Supporting capitalism doesn't always mean doing what big businesses want, because sometimes what big businesses want is to use government to trample other people's rights. Take the following suggestion from AT&T CEO Randall Stephenson, in his op-ed in today's Wall Street Journal :
Require spectrum holders to put the airwaves to work. Many spectrum holders are speculators seeking an investment gain, with no intent to build a mobile network. We should discourage speculation and do more to ensure that spectrum goes to companies with the experience and means to put it to work. If a buyer hasn't used the spectrum within a reasonable time period—which could vary depending on the spectrum's technical properties or use restrictions—they would either have to put it up for sale, lease it or find a partner who can build it out.
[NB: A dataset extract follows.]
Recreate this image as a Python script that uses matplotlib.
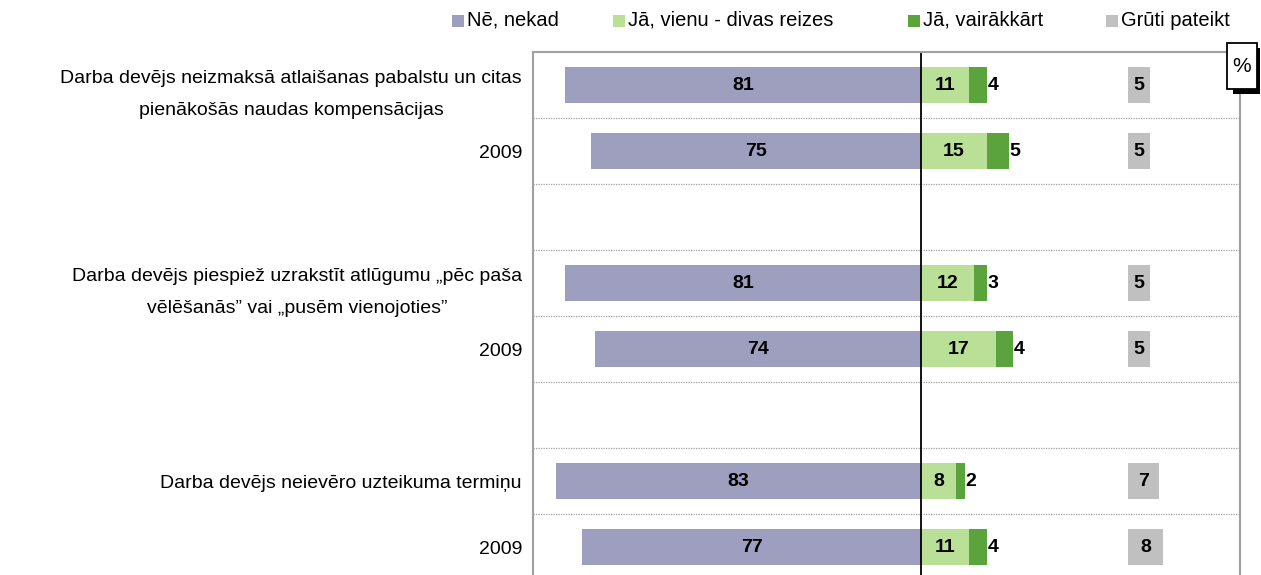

If we think of spectrum as property, which it should be (but legally isn't), we can see that what Stephenson is seeking here is eminent domain abuse adapted to the airwaves: that people who have what he wants be forced to sell it to him (or more precisely, his company) for less than they think it's worth. If he were willing to pay what they thought it was worth, he wouldn't need to "require" them to sell it; they would do so willingly. His proposal would violate the rights of the spectrum owners.
That's true if the owners are in fact doing nothing but holding the spectrum in the hopes of making a profit by selling it later. They've bought it. They have a right to dispose of it as they think best.
And it's also true -- and the effects are worse -- if some of the owners are actually working on new technologies to use the spectrum and the reason they are taking so long to use the spectrum is that they are still busy innovating. Then forcing them, as well as the speculators who might have sold them spectrum, to sell their spectrum to the incumbents might prevent them from bringing their innovations to market -- and the rest of us from using them.
Stephenson says spectrum must be deployed quickly to "support the next generation of Apples, Googles and Facebooks." I notice he doesn't say: the next generation of AT&Ts.